Enhancing LSTM streamflow modeling in data-scarce rain-dominated basins: the impact of using multiple precipitation products as model inputs

Project Lead: Hernán Querbes Duhart

Data Science Leads: Nicoleta Cristea and Scott Henderson

GitHub Repo

Uruguay relies heavily on hydropower, with three dams along the Río Negro providing nearly half of the country’s electricity. Accurate streamflow modeling is therefore critical for dam operations and energy reliability. Machine learning, particularly Long Short-Term Memory (LSTM) networks, has emerged as a leading approach for streamflow modeling, with proven ability to capture long-term hydrological dependencies.

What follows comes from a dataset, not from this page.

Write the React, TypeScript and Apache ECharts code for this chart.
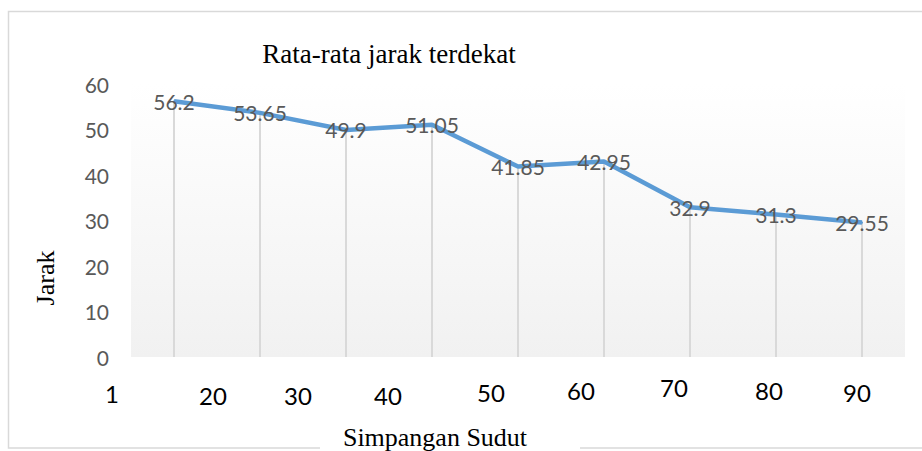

Training LSTM models requires data from a large number of basins, as greater basin diversity helps models make better predictions for a wider variety of conditions. Datasets collected for this purpose, called large-sample datasets, include meteorological forcings such as time series of precipitation, temperature, and radiation, among others, as well as static basin attributes. One widely used example is CARAVAN, a global dataset that relies on reanalysis-based data, where variables are derived from numerical models without incorporating satellite or gauge measurements. This has been shown to reduce model performance in the US compared to locally derived products. In contrast, blended datasets such as MSWEP and CHIRPS combine reanalysis, satellite, and gauge measurements, offering potentially more accurate precipitation estimates.

This study evaluates LSTM-based streamflow modeling in Uruguay, training and testing models across eleven basins in the Río Negro where limited gauge data makes reliable simulation challenging. First, the study characterizes and compares four precipitation datasets as alternative inputs: CARAVAN, MSWEP, CHIRPS, and CAMELS, a gauge-based product, evaluated over rain-dominated basins in the southern US selected for their hydrological similarity to those in Uruguay. This comparison is then applied to Uruguay, where no gauge-based precipitation dataset exists but local rain gauge measurements are available. The study then assesses how precipitation product choice influences model performance and how hydrological signatures change when precipitation products are combined as model inputs. Results provide insight into the suitability of global precipitation datasets for data-driven streamflow modeling in data-scarce regions, with implications for water resources planning.

Over the course of this project, I gained hands-on experience working with cloud environments, specifically Azure, which I had no prior experience with, and developed a deeper understanding of data-driven streamflow modeling and the role that precipitation data quality plays in model performance.